By default the docker-compose sets workers to 1, as chromadb is not thread-safe. Can you try with workers=1. We are working on a refactor to make Chroma threadsafe and production grade.
https://docs.trychroma.com/roadmap
@HammadB I have tried the both settings (workers=1 and workers=4). Unfortunately the concurrency of 'add' api is still too weak. I give 2 load testing result as below.
test1
users: 10 wait_time: between 1s and 2.5s duration: 10 minutes
we can see the median value of response time increase from 13ms to 30ms
test2
users: 50 wait_time: between 1s and 2.5s duration: 10 minutes
the server is dead in three minutes
@HammadB It there any official bench mark we can reference in client or server mode?
I guess the bottleneck is the hnswlib module. Every time I add vecvtors, it write some files to the disk. .pkl file may be not a good idea in high concurrency scenarios.
'''
chromadb/db/index/hnswlib.py
'''
def _save(self):
# create the directory if it doesn't exist
if not os.path.exists(f"{self._save_folder}"):
os.makedirs(f"{self._save_folder}")
if self._index is None:
return
self._index.save_index(f"{self._save_folder}/index_{self._id}.bin")
# pickle the mappers
# Use old filenames for backwards compatibility
with open(f"{self._save_folder}/id_to_uuid_{self._id}.pkl", "wb") as f:
pickle.dump(self._label_to_id, f, pickle.HIGHEST_PROTOCOL)
with open(f"{self._save_folder}/uuid_to_id_{self._id}.pkl", "wb") as f:
pickle.dump(self._id_to_label, f, pickle.HIGHEST_PROTOCOL)
with open(f"{self._save_folder}/index_metadata_{self._id}.pkl", "wb") as f:
pickle.dump(self._index_metadata, f, pickle.HIGHEST_PROTOCOL)
logger.debug(f"Index saved to {self._save_folder}/index.bin")
As the file gets bigger and bigger the "add" api gets slower and slower. And the errors here are also triggered by this code block.
I take another test to simulate a situation that add a batch of vectors instead of single vector into chroma.
users: 1 batch_size: 50 wait_time: between 1s and 2.5s duration: 10 minutes
The response time increased from 70ms to 160ms in 10 minutes.
Any update on this?

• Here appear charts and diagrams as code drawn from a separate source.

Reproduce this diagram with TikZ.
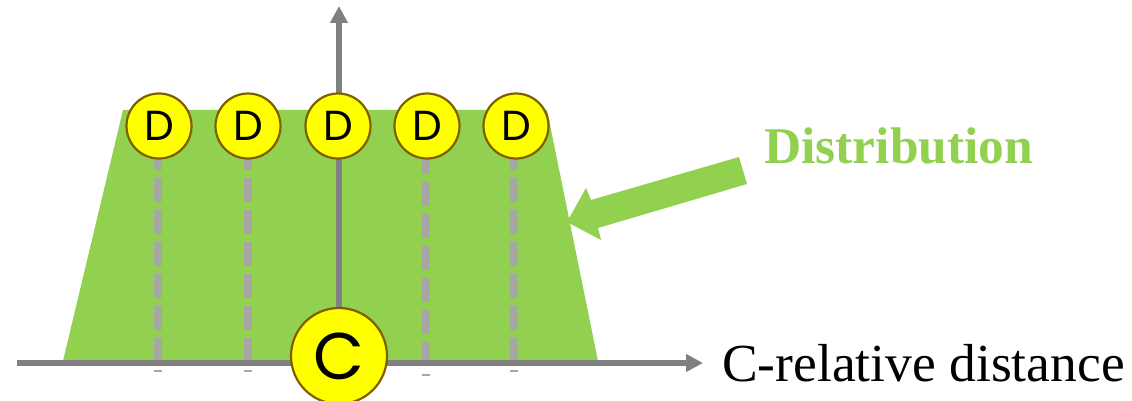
\documentclass[tikz,border=0pt]{standalone}
\usepackage{fontspec}
\setmainfont{Liberation Serif}
\newfontfamily\dfont{Poppins}
\usetikzlibrary{arrows.meta}
\definecolor{grn}{HTML}{92D050}
\definecolor{axgray}{HTML}{808080}
\definecolor{dgray}{HTML}{A6A6A6}
\definecolor{brn}{HTML}{7F6000}
\definecolor{yel}{HTML}{FFFF00}
\tikzset{
  axisline/.style={draw=axgray, line width=6pt, -{Triangle[length=17pt,width=17pt]}},
  dashline/.style={draw=dgray, line width=8pt, dash pattern=on 24pt off 8pt},
  dcirc/.style={circle, fill=yel, draw=brn, line width=2.2pt, minimum size=65pt, inner sep=0pt, font=\dfont\fontsize{42}{42}\selectfont},
  ccirc/.style={circle, fill=yel, draw=brn, line width=2.2pt, minimum size=96pt, inner sep=0pt, font=\dfont\fontsize{66}{66}\selectfont},
  lbl/.style={inner sep=0pt, anchor=base west}
}
\begin{document}
\begin{tikzpicture}[x=1pt,y=-1pt]
\useasboundingbox (0,0) rectangle (1132,401);
% distribution trapezoid
\fill[grn] (123,110) -- (547,110) -- (598,361) -- (63,361) -- cycle;
% dashed guide lines
\coordinate (t1) at (158,146); \coordinate (b1) at (158,372);
\coordinate (t2) at (248,146); \coordinate (b2) at (248,372);
\coordinate (t4) at (426,150); \coordinate (b4) at (426,376);
\coordinate (t5) at (514,146); \coordinate (b5) at (514,372);
\draw[dashline] (t1) -- (b1);
\draw[dashline] (t2) -- (b2);
\draw[dashline] (t4) -- (b4);
\draw[dashline] (t5) -- (b5);
% axes
\coordinate (xo) at (17,363); \coordinate (xe) at (703,363);
\coordinate (yo) at (339,340); \coordinate (ye) at (339,6);
\draw[axisline] (xo) -- (xe);
\draw[axisline] (yo) -- (ye);
% D nodes
\node[dcirc] (d1) at (159,126) {D};
\node[dcirc] (d2) at (248,126) {D};
\node[dcirc] (d3) at (338,126) {D};
\node[dcirc] (d4) at (427,126) {D};
\node[dcirc] (d5) at (516,126) {D};
% C node
\node[ccirc] (c) at (339,356) {C};
% block arrow
\fill[grn] (739,157) -- (747,184) -- (598,228) -- (601,240) -- (567,222) -- (586,188) -- (591,200) -- cycle;
% labels
\node[lbl, text=grn, font=\bfseries\fontsize{51.5}{55}\selectfont] (dist) at (764,163) {Distribution};
\node[lbl, font=\fontsize{53.5}{58}\selectfont] (xl) at (722,381) {C-relative distance};
\end{tikzpicture}
\end{document}
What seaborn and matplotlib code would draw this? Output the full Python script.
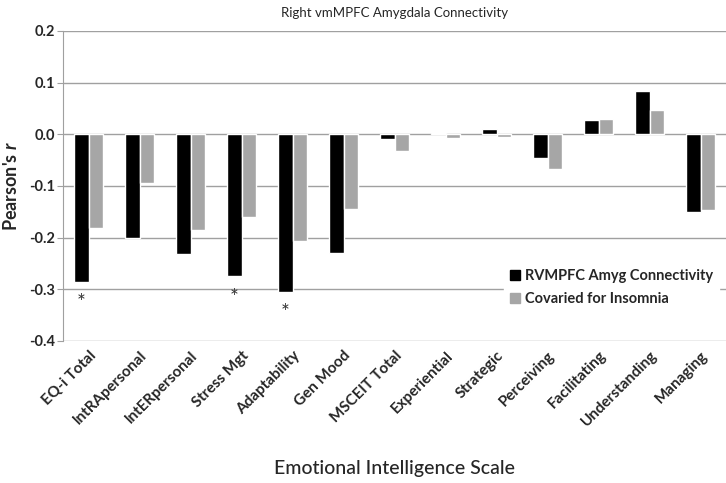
import matplotlib
matplotlib.use("Agg")
import matplotlib.pyplot as plt
import seaborn as sns
import pandas as pd

scales = ["EQ-i Total", "IntRApersonal", "IntERpersonal", "Stress Mgt", "Adaptability",
          "Gen Mood", "MSCEIT Total", "Experiential", "Strategic", "Perceiving",
          "Facilitating", "Understanding", "Managing"]
rvmpfc = [-0.285, -0.200, -0.232, -0.275, -0.305, -0.230, -0.010, 0.002, 0.010,
          -0.045, 0.028, 0.083, -0.150]
insomnia = [-0.182, -0.095, -0.185, -0.160, -0.207, -0.145, -0.033, -0.007, -0.005,
            -0.067, 0.030, 0.047, -0.147]
starred = ["EQ-i Total", "Stress Mgt", "Adaptability"]
series = ["RVMPFC Amyg Connectivity", "Covaried for Insomnia"]

df = pd.DataFrame({
    "scale": scales * 2,
    "r": rvmpfc + insomnia,
    "series": [series[0]] * len(scales) + [series[1]] * len(scales),
})

sns.set_style("white")
plt.rcParams["font.family"] = ["Lato", "DejaVu Sans"]
plt.rcParams["mathtext.fontset"] = "custom"
plt.rcParams["mathtext.it"] = "Lato:italic:bold"

fig = plt.figure(figsize=(7.26, 4.83), dpi=100)
ax = fig.add_axes([0.087, 0.294, 0.913, 0.642])

sns.barplot(data=df, x="scale", y="r", hue="series", order=scales, hue_order=series,
            palette=["#000000", "#a6a6a6"], width=0.58, gap=0, saturation=1,
            legend=False, ax=ax, zorder=3)

ax.set_ylim(-0.4, 0.2)
ax.set_yticks([0.2, 0.1, 0.0, -0.1, -0.2, -0.3, -0.4])
ax.set_yticklabels([f"{v:.1f}" for v in ax.get_yticks()], fontweight="bold", fontsize=10.5)
ax.yaxis.grid(True, color="#a0a0a0", linewidth=1, zorder=0)
ax.set_xlim(-0.5, len(scales) - 0.5)
for s in ["top", "right", "bottom"]:
    ax.spines[s].set_visible(False)
ax.spines["left"].set_color("#a0a0a0")
ax.tick_params(axis="y", left=True, length=4, color="#a0a0a0", pad=2)
ax.tick_params(axis="x", bottom=False, pad=2)
ax.set_xticks(range(len(scales)))
ax.set_xticklabels(scales, rotation=45, ha="right", rotation_mode="anchor",
                   fontweight="bold", fontsize=11)

for name in starred:
    i = scales.index(name)
    ax.text(i - 0.145, rvmpfc[i] - 0.022, "*", ha="center", va="top",
            fontsize=15, color="#333333")

ax.set_title("Right vmMPFC Amygdala Connectivity", fontsize=9.5, pad=10)
ax.set_ylabel("Pearson's $\\mathit{r}$", fontsize=13, fontweight="bold", labelpad=6)
ax.set_xlabel("Emotional Intelligence Scale", fontsize=14, fontweight="medium", labelpad=22)

handles = [plt.Rectangle((0, 0), 1, 1, color=c) for c in ["#000000", "#a6a6a6"]]
leg = ax.legend(handles, series, loc="lower right", bbox_to_anchor=(1.0, 0.07),
                frameon=True, fancybox=False, edgecolor="white", framealpha=1,
                handlelength=0.7, handleheight=0.7, handletextpad=0.3,
                prop={"weight": "bold", "size": 10.5}, borderpad=0.4, labelspacing=0.6)
leg.set_zorder(5)

fig.savefig("out.png", dpi=100)
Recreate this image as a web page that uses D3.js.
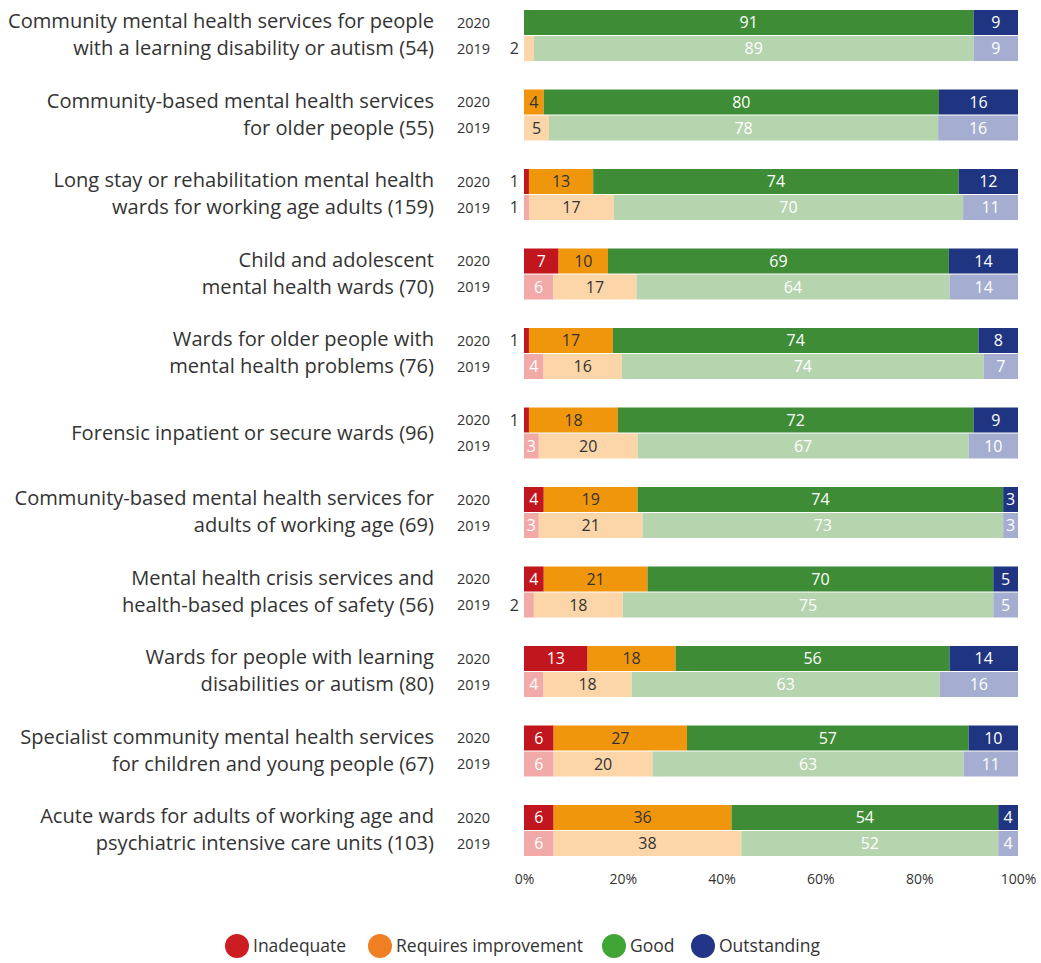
<!DOCTYPE html>
<html>
<head>
<meta charset="utf-8">
<script src="https://cdn.jsdelivr.net/npm/d3@7"></script>
<style>
  body { margin: 0; background: #fff; }
  text { font-family: "Open Sans", sans-serif; }
</style>
</head>
<body>
<div id="chart"></div>
<script>
// categories (two lines each where the original wraps)
var categories = [
  ["Community mental health services for people", "with a learning disability or autism (54)"],
  ["Community-based mental health services", "for older people (55)"],
  ["Long stay or rehabilitation mental health", "wards for working age adults (159)"],
  ["Child and adolescent", "mental health wards (70)"],
  ["Wards for older people with", "mental health problems (76)"],
  ["Forensic inpatient or secure wards (96)"],
  ["Community-based mental health services for", "adults of working age (69)"],
  ["Mental health crisis services and", "health-based places of safety (56)"],
  ["Wards for people with learning", "disabilities or autism (80)"],
  ["Specialist community mental health services", "for children and young people (67)"],
  ["Acute wards for adults of working age and", "psychiatric intensive care units (103)"]
];
var years = ["2020", "2019"];
var ratings = ["Inadequate", "Requires improvement", "Good", "Outstanding"];

// [inadequate, requires improvement, good, outstanding]
var values2020 = [
  [0, 0, 91, 9], [0, 4, 80, 16], [1, 13, 74, 12], [7, 10, 69, 14],
  [1, 17, 74, 8], [1, 18, 72, 9], [4, 19, 74, 3], [4, 21, 70, 5],
  [13, 18, 56, 14], [6, 27, 57, 10], [6, 36, 54, 4]
];
var values2019 = [
  [0, 2, 89, 9], [0, 5, 78, 16], [1, 17, 70, 11], [6, 17, 64, 14],
  [4, 16, 74, 7], [3, 20, 67, 10], [3, 21, 73, 3], [2, 18, 75, 5],
  [4, 18, 63, 16], [6, 20, 63, 11], [6, 38, 52, 4]
];
var tickValues = [0, 20, 40, 60, 80, 100];

var colors2020 = ["#c1161d", "#f0960c", "#3e8c35", "#1f3581"];
var colors2019 = ["#f2aaa9", "#fcd6a9", "#b6d4ae", "#a5aed0"];
var textColors = ["#fff", "#333", "#fff", "#fff"];
var legendColors = ["#cc1d22", "#ef7f22", "#3fa535", "#223586"];

var W = 1041, H = 963;
var svg = d3.select("#chart").append("svg")
  .attr("width", W).attr("height", H);

var x = d3.scaleLinear().domain([0, 100]).range([524, 1018]);
var groupY = d3.scaleBand()
  .domain(d3.range(categories.length))
  .range([10, 10 + 79.5 * categories.length])
  .paddingInner(0).paddingOuter(0);
var barH = 25;

categories.forEach(function(cat, i) {
  var g = svg.append("g").attr("transform", "translate(0," + groupY(i) + ")");
  var mid = barH;

  // category label
  var lbl = g.append("text")
    .attr("text-anchor", "end")
    .attr("x", 434)
    .attr("fill", "#333")
    .style("font-size", "20.1px");
  if (cat.length === 1) {
    lbl.append("tspan").attr("x", 434).attr("y", mid).attr("dy", "0.35em").text(cat[0]);
  } else {
    lbl.append("tspan").attr("x", 434).attr("y", mid - 14).attr("dy", "0.35em").text(cat[0]);
    lbl.append("tspan").attr("x", 434).attr("y", mid + 13).attr("dy", "0.35em").text(cat[1]);
  }

  [values2020[i], values2019[i]].forEach(function(vals, k) {
    var y0 = k * (barH + 1);
    var total = d3.sum(vals);
    var cum = 0;
    var colors = k === 0 ? colors2020 : colors2019;

    g.append("text")
      .attr("x", 457)
      .attr("y", y0 + barH / 2)
      .attr("dy", "0.35em")
      .attr("fill", "#333")
      .style("font-size", "14.5px")
      .text(years[k]);

    vals.forEach(function(v, j) {
      var a = cum / total * 100, b = (cum + v) / total * 100;
      cum += v;
      if (v === 0) return;
      g.append("rect")
        .attr("x", x(a))
        .attr("y", y0)
        .attr("width", x(b) - x(a))
        .attr("height", barH)
        .attr("fill", colors[j]);
      var small = v < 3 && a < 1;
      var t = g.append("text")
        .attr("y", y0 + barH / 2)
        .attr("dy", "0.36em")
        .style("font-size", "16px")
        .text(v);
      if (small) {
        t.attr("x", x(0) - 5).attr("text-anchor", "end").attr("fill", "#333");
      } else {
        t.attr("x", (x(a) + x(b)) / 2).attr("text-anchor", "middle").attr("fill", textColors[j]);
      }
    });
  });
});

// x axis
var axis = svg.append("g")
  .attr("transform", "translate(0,871)")
  .call(d3.axisBottom(x).tickValues(tickValues).tickSize(0).tickFormat(function(d) { return d + "%"; }));
axis.select(".domain").remove();
axis.selectAll("text")
  .style("font-family", "'Open Sans', sans-serif")
  .style("font-size", "14px")
  .attr("fill", "#333");

// legend
var legendX = [237, 380, 614, 703];
var legend = svg.append("g").attr("transform", "translate(0,946)");
ratings.forEach(function(r, i) {
  legend.append("circle")
    .attr("cx", legendX[i]).attr("cy", 0).attr("r", 12)
    .attr("fill", legendColors[i]);
  legend.append("text")
    .attr("x", legendX[i] + 16).attr("y", 0).attr("dy", "0.35em")
    .attr("fill", "#333")
    .style("font-size", "17.5px")
    .text(r);
});
</script>
</body>
</html>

Regularly running into RuntimeError('dictionary changed size during iteration')
I will look into this today. I think there are two things going on:
- chroma is not thread-safe as is chroma is really a single-process db. We are actively working on making it production ready for higher load cases. https://docs.trychroma.com/roadmap
- We don't need to be saving the index every write. This is being tracked through #545
Closing as resolved - thread safety and persistence issues were addressed in v0.4 release.